During the Rebellion of 1715 the Presbyterian ministers were rabbled from their churches, which were occupied by the nonjuring clergy praying for the Pretender. A considerable body of the students in both the Aberdeen colleges sympathized with the banished king; and, after the battle of Sheriffmuir, several of the professors had to retire in consequence of the part which they had taken against the government. It was not till after the suppression of the Rebellion of 1715,-indeed, not fully till after the crushing of the chieftain power after 1745,- that the north-east of Scotland became one with the south of Scotland in religion and in national feeling.
1875 - In the universities, both tinder Prelatic and Presbyterian domination, the philosophy taught had been to a great extent Aristotelian and scholastic. The university commissioners appointed, in 1643, a cursus for Aberdeen; and in it the student is required, after taking Greek the first year, to go on the second year to the dialectics of Ramus, to Aristotle's categories, interpretation, and prior analytics, and in the third year to the rest of logics and portions of the ethics of Aristotle, &c. In the " Metaphysics " of Robert Baron, who lectured in Marischal College in the first half of the seventeenth century, he treats of being, unity, and goodness; enters fully into the controversy between the Thomists and Scotists; gives the divisions of ens and of cause, and treats of necessity and contingency, of sameness and diversity, of absolute and relative, of whole and parts. In the university library of Aberdeen we have theses occupying 121 pages by Andrew Cant, the younger, of date 1658; in these he shows that he knew the Copernican theory of the heavens and Harvey's discovery of the circulation of the blood: but the whole discussions are conducted in a formal manner; and he dwells fondly on the scholastic logic, in the treatment of which he shows some independence of thought. In 1710 there was published a work by Thomas Blackwell, who had come from Paisley, in 1700, to be minister at Aberdeen in the Presbyterian interest, and who was made professor in 1711, and principal in 1717: his work is entitled " Schema Sacrum, or a Sacred Scheme of Natural and Revealed Religion; " and in it the common orthodox theology is defended by the old distinctions, and there are no traces of a new spirit or a new school.
1875 But, after the year 1715, Aberdeen was prepared for a new style of thought. The High Church theology was no longer encouraged, except among a scattered nonjuring clergy subjected to poverty and privation.
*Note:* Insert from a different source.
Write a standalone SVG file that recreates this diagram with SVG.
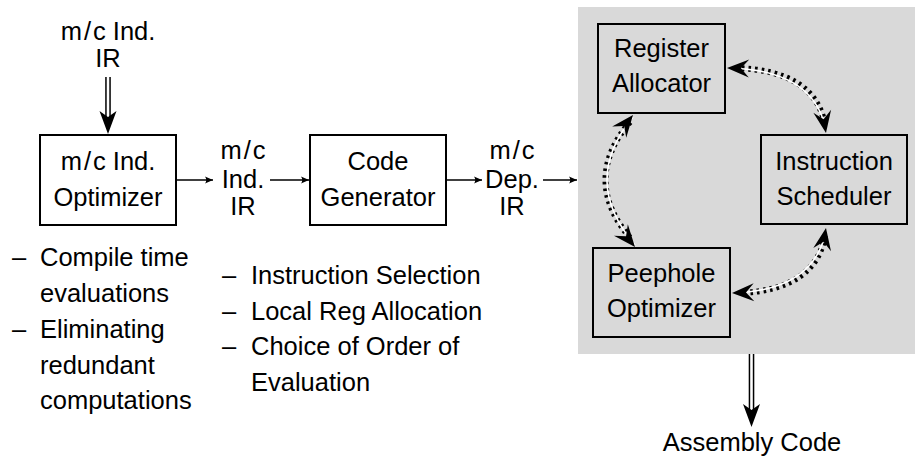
<svg xmlns="http://www.w3.org/2000/svg" xmlns:xlink="http://www.w3.org/1999/xlink" width="915" height="456" viewBox="0 0 915 456">
<style>
text{font-family:"Liberation Sans",Arial,sans-serif;font-size:25.5px;fill:#000}
.c{text-anchor:middle}
.box{fill:none;stroke:#000;stroke-width:2}
.wbox{fill:#fff;stroke:#000;stroke-width:2}
.ln{fill:none;stroke:#000;stroke-width:1.5}
.dot{fill:none;stroke:#000;stroke-width:6;stroke-dasharray:2.6 4}
.wl{fill:none;stroke:#fff;stroke-width:1.6}
</style>
<defs>
<marker id="small" markerUnits="userSpaceOnUse" viewBox="-10 -5 11 10" refX="0" refY="0" markerWidth="11" markerHeight="10" orient="auto" overflow="visible">
<path d="M0,0 L-8,-3.6 Q-5.5,0 -8,3.6 Z" fill="#000"/>
</marker>
<path id="ah" d="M0,0 L-22,-9 L-14,0 L-22,9 Z" fill="#000"/>
</defs>
<rect id="backend" x="578" y="7" width="337" height="347" fill="#d9d9d9"/>

<g id="input-label">
<text class="c" x="108" y="40">m<tspan dx="2">/</tspan><tspan dx="2">c</tspan> Ind.</text>
<text class="c" x="108" y="67">IR</text>
</g>

<g id="optimizer">
<rect class="wbox" x="40" y="135" width="136" height="90"/>
<text class="c" x="108" y="170">m<tspan dx="2">/</tspan><tspan dx="2">c</tspan> Ind.</text>
<text class="c" x="108" y="206">Optimizer</text>
</g>

<g id="ind-ir">
<text class="c" x="243" y="159">m<tspan dx="2">/</tspan><tspan dx="2">c</tspan></text>
<text class="c" x="243" y="188">Ind.</text>
<text class="c" x="243" y="215">IR</text>
</g>

<g id="codegen">
<rect class="wbox" x="310" y="135" width="136" height="90"/>
<text class="c" x="378" y="170">Code</text>
<text class="c" x="378" y="206">Generator</text>
</g>

<g id="dep-ir">
<text class="c" x="512" y="159">m<tspan dx="2">/</tspan><tspan dx="2">c</tspan></text>
<text class="c" x="512" y="188">Dep.</text>
<text class="c" x="512" y="215">IR</text>
</g>

<g id="regalloc">
<rect class="box" x="598" y="24" width="127" height="89"/>
<text class="c" x="661.5" y="57">Register</text>
<text class="c" x="661.5" y="92">Allocator</text>
</g>

<g id="scheduler">
<rect class="box" x="761" y="135" width="146" height="89"/>
<text class="c" x="834" y="170">Instruction</text>
<text class="c" x="834" y="205">Scheduler</text>
</g>

<g id="peephole">
<rect class="box" x="593" y="248" width="137" height="89"/>
<text class="c" x="661.5" y="282">Peephole</text>
<text class="c" x="661.5" y="317">Optimizer</text>
</g>

<g id="output-label">
<text class="c" x="752" y="451">Assembly Code</text>
</g>

<g id="notes-optimizer">
<text x="12" y="266">–</text><text x="40" y="266">Compile time</text>
<text x="40" y="302">evaluations</text>
<text x="12" y="338">–</text><text x="40" y="338">Eliminating</text>
<text x="40" y="374">redundant</text>
<text x="40" y="409">computations</text>
</g>

<g id="notes-codegen">
<text x="222" y="284">–</text><text x="251" y="284">Instruction Selection</text>
<text x="222" y="320">–</text><text x="251" y="320">Local Reg Allocation</text>
<text x="222" y="355">–</text><text x="251" y="355">Choice of Order of</text>
<text x="251" y="391">Evaluation</text>
</g>

<g id="connectors">
<line x1="108" y1="77" x2="108" y2="118" stroke="#000" stroke-width="5.6"/>
<line x1="108" y1="77" x2="108" y2="119" stroke="#fff" stroke-width="2.6"/>
<path d="M108,134 L99.5,111 L108,117 L116.5,111 Z" fill="#000"/>

<line class="ln" x1="176" y1="180" x2="213" y2="180" marker-end="url(#small)"/>
<line class="ln" x1="270" y1="180" x2="309" y2="180" marker-end="url(#small)"/>
<line class="ln" x1="446" y1="180" x2="482" y2="180" marker-end="url(#small)"/>
<line class="ln" x1="543" y1="180" x2="577" y2="180" marker-end="url(#small)"/>

<path class="dot" d="M735,68 Q815,70 825,125"/>
<path class="wl" d="M729,68 Q815,70 826,131"/>
<use xlink:href="#ah" href="#ah" transform="translate(727,68) rotate(181.3)"/>
<use xlink:href="#ah" href="#ah" transform="translate(826,133) rotate(80.1)"/>

<path class="dot" d="M630,122 Q580,181 632,240"/>
<path class="wl" d="M633,117 Q580,181 635,245"/>
<use xlink:href="#ah" href="#ah" transform="translate(633,115) rotate(-51.2)"/>
<use xlink:href="#ah" href="#ah" transform="translate(635,247) rotate(50.2)"/>

<path class="dot" d="M825,236 Q815,290 740,293"/>
<path class="wl" d="M826,230 Q815,290 734,293"/>
<use xlink:href="#ah" href="#ah" transform="translate(826,228) rotate(-79.9)"/>
<use xlink:href="#ah" href="#ah" transform="translate(732,293) rotate(177.9)"/>

<line x1="751.5" y1="354" x2="751.5" y2="410" stroke="#000" stroke-width="5.6"/>
<line x1="751.5" y1="354" x2="751.5" y2="411" stroke="#fff" stroke-width="2.6"/>
<path d="M751.5,427 L743,404 L751.5,410 L760,404 Z" fill="#000"/>
</g>
</svg>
The Calvinistic divinity had never struck its roots deep into the soil; but the literature and physical science of England were known to and relished by the educated classes, and there must be a fresh philosophy to meet the awakened intelligence and new tastes of the country. The first to gratify this feeling was a young graduate of Edinburgh, appointed as one of the rectors in Marischal by the Crown, which had seized the patronage of the college, vacated by the attainder of Earl Marischal, who had been out in the rebellion.